Doolittle: The big-ticket additions would be a No. 3 or better starting pitcher or a bona fide closer — the same stuff all the contenders would like to add. A lower-profile move that would really help would be to target a shortstop like Isiah Kiner-Falefa, whose bat actually improves what Detroit has gotten from the position just in terms of raw production. But he also adds contact ability, another stolen base threat and a plus glove. For the Tigers to maximize the title chances produced by their great start, they need to think in terms of multiple roster-filling moves, not one big splash.
Keown: Prevailing wisdom says to beef up the bullpen and improve the offense at third base, which would put names like Pete Fairbanks and Nolan Arenado at the top of the list. But the pitching and offense are both top-10 in nearly every meaningful statistic, and I contend there’s an equally good case to be made for the Tigers to go all in on a top-line starting pitcher. Providing Sandy Alcantara a fresh environment would deepen the rotation and lighten the psychic load on Tarik Skubal and Casey Mize. (Every word of this becomes moot if the MLB return of 34-year-old KBO vet Dietrich Enns is actually the answer.)

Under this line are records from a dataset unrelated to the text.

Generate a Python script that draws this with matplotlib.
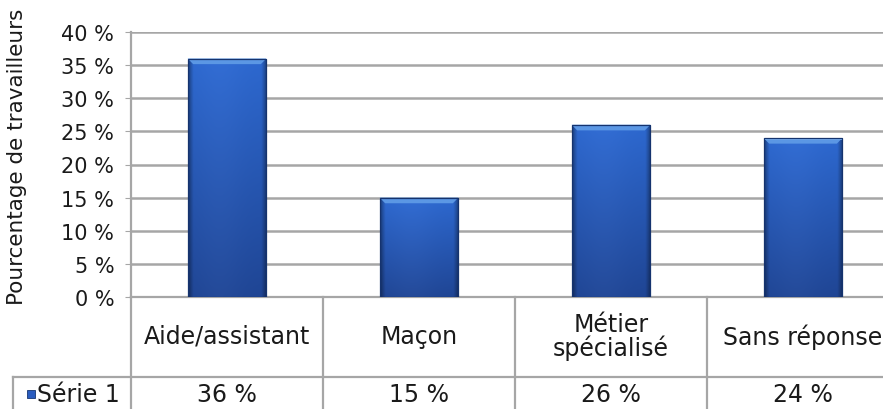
import numpy as np
import matplotlib
matplotlib.use("Agg")
import matplotlib.pyplot as plt
from matplotlib.colors import to_rgb
from matplotlib.patches import Rectangle, Polygon

categories = ["Aide/assistant", "Maçon", "Métier\nspécialisé", "Sans réponse"]
values = [36, 15, 26, 24]
series_name = "Série 1"
y_ticks = [0, 5, 10, 15, 20, 25, 30, 35, 40]
y_label = "Pourcentage de travailleurs"

W, H = 883, 410
fig = plt.figure(figsize=(W / 100, H / 100), dpi=100)
fig.patch.set_facecolor("white")

# plot area in pixels: left 131, bottom at y=298, top at y=33, 192 px per category
px_left, px_w = 131, 768
px_zero, px_top = 298, 33
ax = fig.add_axes([px_left / W, (H - px_zero) / H, px_w / W, (px_zero - px_top) / H])
ax.set_xlim(0, len(categories))
ax.set_ylim(0, 40)

grid_col = "#a6a6a6"
for s in ["top", "right", "bottom"]:
    ax.spines[s].set_visible(False)
ax.spines["left"].set_color(grid_col)
ax.spines["left"].set_linewidth(1.6)
ax.set_yticks(y_ticks)
ax.set_yticklabels([f"{t} %" for t in y_ticks], fontsize=15, color="#1a1a1a")
ax.tick_params(axis="y", length=4, color=grid_col, pad=8)
ax.set_xticks([])
ax.yaxis.grid(True, color=grid_col, linewidth=1.8)
ax.set_axisbelow(True)

# bar shading: brighter at the top, darker at the bottom, darker rims on the sides
top_c = np.array(to_rgb("#2d68cf"))
bot_c = np.array(to_rgb("#1f4594"))
ny, nx = 96, 48
v = np.linspace(0, 1, ny)[:, None, None]
u = np.linspace(0, 1, nx)[None, :, None]
shade = bot_c * (1 - v) + top_c * v
rim = np.clip(1 - np.minimum(u, 1 - u) / 0.06, 0, 1)
shade = shade * (1 - 0.35 * rim) + 0.02 * (1 - rim) * np.exp(-((u - 0.4) / 0.3) ** 2)
shade = np.clip(shade, 0, 1)

xpos = np.arange(len(categories)) + 0.5
bars = ax.bar(xpos, values, width=0.41, color="#2856b8", edgecolor="none", zorder=2)
bevel_h = 0.85
for b in bars:
    x0, w, h = b.get_x(), b.get_width(), b.get_height()
    im = ax.imshow(shade, extent=[x0, x0 + w, 0, h], origin="lower",
                   aspect="auto", zorder=3, interpolation="bilinear")
    im.set_clip_path(b)
    # light bevel along the top edge, with slanted corners
    inset = w * 0.07
    ax.add_patch(Polygon([(x0, h), (x0 + w, h), (x0 + w - inset, h - bevel_h),
                          (x0 + inset, h - bevel_h)], closed=True,
                         facecolor="#5b97e4", edgecolor="none", zorder=4))
    ax.add_patch(Rectangle((x0, h - 0.25), w, 0.25, facecolor="#78aef0",
                           edgecolor="none", zorder=4))
    ax.add_patch(Rectangle((x0, 0), w, h, facecolor="none",
                           edgecolor="#15336e", linewidth=0.9, zorder=5))
ax.set_xlim(0, len(categories))
ax.set_ylim(0, 40)

fig.text(17 / W, 1 - 157 / H, y_label, rotation=90, ha="center", va="center",
         fontsize=15.5, color="#1a1a1a")

# data table below the plot
def ay(py):
    return (px_zero - py) / (px_zero - px_top)

def axx(px):
    return (px - px_left) / px_w

tbl_col = "#a6a6a6"
lines_kw = dict(color=tbl_col, linewidth=1.6, clip_on=False, transform=ax.transAxes)
ax.plot([0, 1.05], [0, 0], **lines_kw)
ax.plot([axx(13), 1.05], [ay(378), ay(378)], **lines_kw)
ax.plot([axx(13), axx(13)], [ay(378), ay(420)], **lines_kw)
for i in range(len(categories)):
    xb = i / len(categories)
    ax.plot([xb, xb], [0, ay(420)], **lines_kw)

trans = ax.get_xaxis_transform()
for xc, cat, val in zip(xpos, categories, values):
    ax.text(xc, ay(337), cat, transform=trans, ha="center", va="center",
            fontsize=17, color="#1a1a1a", linespacing=0.95, clip_on=False)
    ax.text(xc, ay(395), f"{val} %", transform=trans, ha="center", va="center",
            fontsize=17, color="#1a1a1a", clip_on=False)

ax.add_patch(Rectangle((axx(27), ay(399)), axx(35) - axx(27), ay(391) - ay(399),
                       transform=ax.transAxes, facecolor="#2a5cbf",
                       edgecolor="#163672", linewidth=0.6, clip_on=False))
ax.text(axx(37), ay(395), series_name, transform=ax.transAxes, ha="left",
        va="center", fontsize=17, color="#1a1a1a", clip_on=False)

fig.savefig("out.png", dpi=100)
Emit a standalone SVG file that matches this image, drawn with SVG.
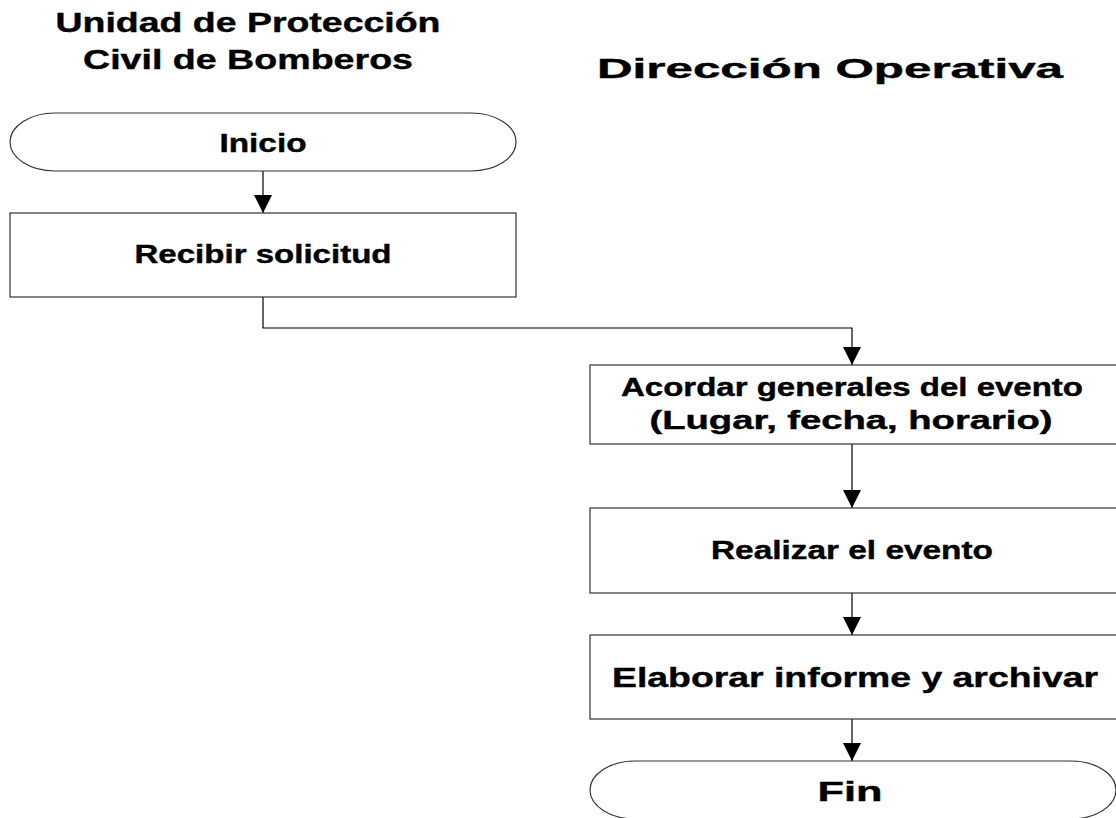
<svg xmlns="http://www.w3.org/2000/svg" width="1116" height="818" viewBox="0 0 1116 818">
<style>
.t{font-family:"Liberation Sans",Arial,sans-serif;font-weight:bold;fill:#000;stroke:#000;stroke-width:0.4;text-anchor:middle}
.h{font-size:27px}
.b{font-size:25px}
.l{font-size:27px}
.shape{fill:#fff;stroke:#333;stroke-width:1.2}
.c{fill:none;stroke:#000;stroke-width:1.2}
</style>
<defs>
<marker id="ah" markerUnits="userSpaceOnUse" markerWidth="18" markerHeight="20" refX="18" refY="10" orient="auto">
<path d="M0,1 L18,10 L0,19 z" fill="#000"/>
</marker>
</defs>
<rect width="1116" height="818" fill="#fff"/>
<g id="titles">
<text class="t h" x="248" y="32" textLength="385" lengthAdjust="spacingAndGlyphs">Unidad de Protección</text>
<text class="t h" x="248" y="69" textLength="330" lengthAdjust="spacingAndGlyphs">Civil de Bomberos</text>
<text class="t h" x="830" y="78" textLength="466" lengthAdjust="spacingAndGlyphs">Dirección Operativa</text>
</g>
<g id="connectors">
<path class="c" d="M263,171 V213" marker-end="url(#ah)"/>
<path class="c" d="M263,297 V328 H852 V365" marker-end="url(#ah)"/>
<path class="c" d="M852,444 V508" marker-end="url(#ah)"/>
<path class="c" d="M852,593 V635" marker-end="url(#ah)"/>
<path class="c" d="M852,719 V761" marker-end="url(#ah)"/>
</g>
<g id="inicio">
<path class="shape" d="M55,113 H471 A45,29 0 0 1 471,171 H55 A45,29 0 0 1 55,113 z"/>
<text class="t b" x="263" y="152" textLength="87" lengthAdjust="spacingAndGlyphs">Inicio</text>
</g>
<g id="recibir">
<rect class="shape" x="10" y="213" width="506" height="84"/>
<text class="t b" x="263" y="263" textLength="257" lengthAdjust="spacingAndGlyphs">Recibir solicitud</text>
</g>
<g id="acordar">
<rect class="shape" x="590" y="365" width="530" height="79"/>
<text class="t b" x="852" y="396" textLength="462" lengthAdjust="spacingAndGlyphs">Acordar generales del evento</text>
<text class="t b" x="851" y="429" textLength="403" lengthAdjust="spacingAndGlyphs">(Lugar, fecha, horario)</text>
</g>
<g id="realizar">
<rect class="shape" x="590" y="508" width="530" height="85"/>
<text class="t b" x="852" y="559" textLength="282" lengthAdjust="spacingAndGlyphs">Realizar el evento</text>
</g>
<g id="elaborar">
<rect class="shape" x="590" y="635" width="530" height="84"/>
<text class="t l" x="855" y="687" textLength="486" lengthAdjust="spacingAndGlyphs">Elaborar informe y archivar</text>
</g>
<g id="fin">
<path class="shape" d="M635,761 H1071 A45,29 0 0 1 1071,819 H635 A45,29 0 0 1 635,761 z"/>
<text class="t l" x="850" y="801" textLength="65" lengthAdjust="spacingAndGlyphs">Fin</text>
</g>
</svg>
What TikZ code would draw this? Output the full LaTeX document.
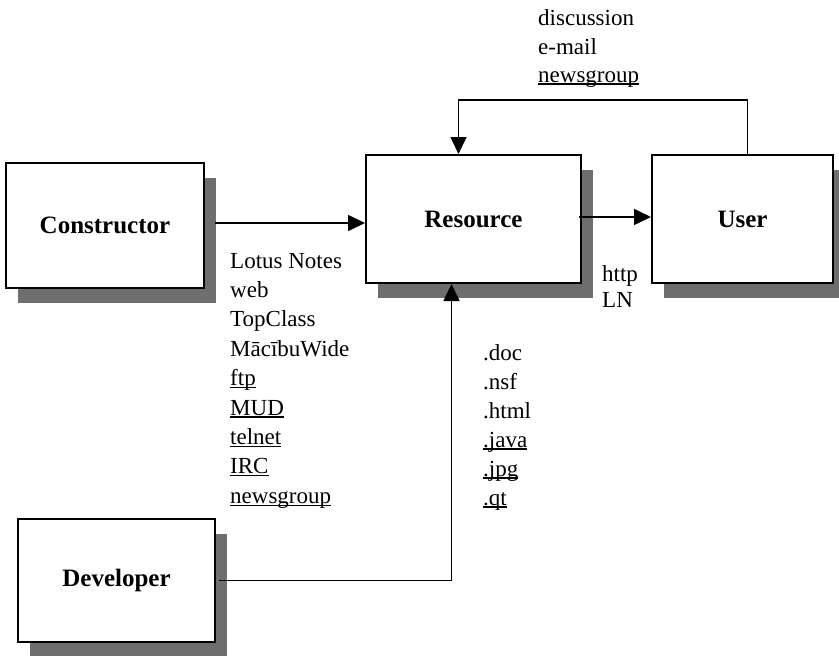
\documentclass[tikz,border=0pt]{standalone}
\usepackage{fontspec}
\setmainfont{Liberation Serif}
\usetikzlibrary{arrows.meta,shadows}
\definecolor{shadowgray}{RGB}{110,110,110}
\newcommand\myul[1]{\setbox0\hbox{#1}\rlap{\rule[-2.6pt]{\wd0}{1.2pt}}#1}
\tikzset{
  box/.style={draw=black, line width=2pt, fill=white, inner sep=0pt,
    font=\fontsize{25}{30}\selectfont\bfseries,
    drop shadow={shadow xshift=12pt, shadow yshift=-15pt, fill=shadowgray, opacity=1}},
  lbl/.style={anchor=base west, inner sep=0pt, font=\fontsize{23}{29}\selectfont},
  arr/.style={line width=1.6pt, -{Triangle[length=17pt,width=16pt]}},
  ln/.style={line width=1.6pt}
}
\begin{document}
\begin{tikzpicture}[x=1pt,y=-1pt]
\clip (0,0) rectangle (839,656);
\fill[white] (0,0) rectangle (839,656);

\node[box, minimum width=198pt, minimum height=125pt] (con) at (105,225.5) {Constructor\hspace{32pt}};
\node[box, minimum width=215pt, minimum height=128pt] (res) at (473.5,219) {Resource};
\node[box, minimum width=181pt, minimum height=128pt] (usr) at (742.5,219) {User};
\node[box, minimum width=197pt, minimum height=123pt] (dev) at (116.5,580.5) {Developer};

% connectors
\draw[arr] ([xshift=10pt,yshift=2.5pt]con.east) -- ([yshift=2.5pt]res.west |- con.east);
\draw[arr] ([xshift=-3pt,yshift=2pt]res.east) -- ([yshift=2pt]usr.west);
\draw[arr] ([xshift=5pt]usr.north) -- ++(0,-54) coordinate (fb) -| ([xshift=-15pt]res.north);
\draw[arr] ([xshift=3pt]dev.east) -| ([xshift=-22pt]res.south);

% top labels
\node[lbl] (t1) at (538,25) {discussion};
\node[lbl] (t2) at (538,54) {e-mail};
\node[lbl] (t3) at (538,82) {\myul{newsgroup}};

% left list
\node[lbl] (l1) at (230,268) {Lotus Notes};
\node[lbl] (l2) at (230,297.4) {web};
\node[lbl] (l3) at (230,326.8) {TopClass};
\node[lbl] (l4) at (230,356.2) {MācībuWide};
\node[lbl] (l5) at (230,385.6) {\myul{ftp}};
\node[lbl] (l6) at (230,415) {\myul{MUD}};
\node[lbl] (l7) at (230,444.4) {\myul{telnet}};
\node[lbl] (l8) at (230,473.8) {\myul{IRC}};
\node[lbl] (l9) at (230,503.2) {\myul{newsgroup}};

% http / LN
\node[lbl] (h1) at (602,281) {http};
\node[lbl] (h2) at (602,307) {LN};

% file types
\node[lbl] (f1) at (483,360) {.doc};
\node[lbl] (f2) at (483,389) {.nsf};
\node[lbl] (f3) at (483,418) {.html};
\node[lbl] (f4) at (483,447) {\myul{.java}};
\node[lbl] (f5) at (483,476) {\myul{.jpg}};
\node[lbl] (f6) at (483,505) {\myul{.qt}};
\end{tikzpicture}
\end{document}
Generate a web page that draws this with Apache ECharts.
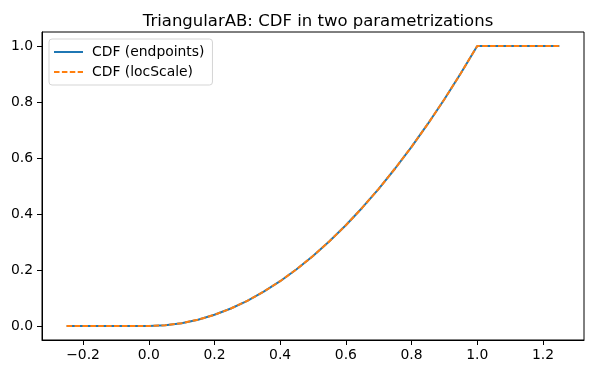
<!DOCTYPE html>
<html>
<head>
<meta charset="utf-8">
<script src="https://cdn.jsdelivr.net/npm/echarts@6/dist/echarts.min.js"></script>
<style>html,body{margin:0;padding:0;background:#fff;}#c{width:594px;height:374px;}</style>
</head>
<body>
<div id="c"></div>
<script>
const xValues = [-0.25,-0.2,-0.15,-0.1,-0.05,0,0.05,0.1,0.15,0.2,0.25,0.3,0.35,0.4,0.45,0.5,0.55,0.6,0.65,0.7,0.75,0.8,0.85,0.9,0.95,1.0,1.05,1.1,1.15,1.2,1.25];
const cdfEndpoints = [0,0,0,0,0,0,0.0025,0.01,0.0225,0.04,0.0625,0.09,0.1225,0.16,0.2025,0.25,0.3025,0.36,0.4225,0.49,0.5625,0.64,0.7225,0.81,0.9025,1,1,1,1,1,1];
const cdfLocScale = [0,0,0,0,0,0,0.0025,0.01,0.0225,0.04,0.0625,0.09,0.1225,0.16,0.2025,0.25,0.3025,0.36,0.4225,0.49,0.5625,0.64,0.7225,0.81,0.9025,1,1,1,1,1,1];
const xTicks = [-0.2,0,0.2,0.4,0.6,0.8,1.0,1.2];
const yTicks = [0,0.2,0.4,0.6,0.8,1.0];
const seriesNames = ['CDF (endpoints)','CDF (locScale)'];
const titleText = 'TriangularAB: CDF in two parametrizations';

const font = 'DejaVu Sans';
const fmt = v => (v < 0 ? '\u2212' : '') + Math.abs(v).toFixed(1);
const chart = echarts.init(document.getElementById('c'), null, {renderer: 'canvas'});
chart.setOption({
  animation: false,
  backgroundColor: '#fff',
  title: {
    text: titleText, left: 313, top: 8, textAlign: 'center',
    textStyle: {fontFamily: font, fontSize: 16.5, fontWeight: 'normal', color: '#000'}
  },
  legend: {
    orient: 'vertical', left: 49, top: 39,
    padding: [6, 8, 6, 4],
    itemWidth: 29, itemHeight: 14, itemGap: 6,
    backgroundColor: 'rgba(255,255,255,0.8)',
    borderColor: '#d5d5d5', borderWidth: 1, borderRadius: 3,
    itemStyle: {opacity: 0},
    textStyle: {fontFamily: font, fontSize: 13.9, color: '#000', padding: [0,0,0,4]},
    data: seriesNames
  },
  grid: {left: 42, right: 10, top: 32, bottom: 34, show: true, borderColor: '#000', borderWidth: 1, containLabel: false},
  xAxis: {
    type: 'value', min: -0.325, max: 1.325,
    splitLine: {show: false},
    axisLine: {show: true, onZero: false, lineStyle: {color: '#000', width: 1}},
    axisTick: {show: true, customValues: xTicks, length: 5, lineStyle: {color: '#000', width: 1}},
    axisLabel: {customValues: xTicks, formatter: fmt, margin: 8, fontFamily: font, fontSize: 13.9, color: '#000'}
  },
  yAxis: {
    type: 'value', min: -0.05, max: 1.05,
    splitLine: {show: false},
    axisLine: {show: true, onZero: false, lineStyle: {color: '#000', width: 1}},
    axisTick: {show: true, customValues: yTicks, length: 5, lineStyle: {color: '#000', width: 1}},
    axisLabel: {customValues: yTicks, formatter: fmt, margin: 9, fontFamily: font, fontSize: 13.9, color: '#000'}
  },
  series: [
    {
      name: seriesNames[0], type: 'line', showSymbol: false, symbol: 'none',
      data: xValues.map((x, i) => [x, cdfEndpoints[i]]),
      lineStyle: {color: '#1f77b4', width: 2}, itemStyle: {color: '#1f77b4'}
    },
    {
      name: seriesNames[1], type: 'line', showSymbol: false, symbol: 'none',
      data: xValues.map((x, i) => [x, cdfLocScale[i]]),
      lineStyle: {color: '#ff7f0e', width: 2, type: [5.5, 2.4]}, itemStyle: {color: '#ff7f0e'}
    }
  ]
});
</script>
</body>
</html>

Passan: Bring Eugenio Suarez home. The third baseman, who currently has 25 home runs and is slugging .569, signed with Detroit as an amateur in 2008 and spent five years in the minors before debuting in 2014. That winter, the Tigers traded him to Cincinnati for right-hander Alfredo Simon, who, in his only season in Detroit, posted a 5.05 ERA in 187 innings. Suarez’s power would fit perfectly in the Tigers’ lineup and is robust enough to get over the fence at Comerica Park, one of the largest stadiums in MLB.
Schoenfield: This is the beauty of the Tigers: They can go in any direction. As good as the offense has been, it feels like several of these guys are ripe for regression in the second half: Baez, McKinstry, maybe Torkelson and Gleyber Torres. That group is all way over their 2024 level of production. If those guys fade, an impact bat might be the answer. But is one available? Arenado certainly isn’t an impact bat anymore and might not be traded anyway. Maybe Eugenio Suarez if the Diamondbacks fade. But the likeliest and easiest answer: bullpen help.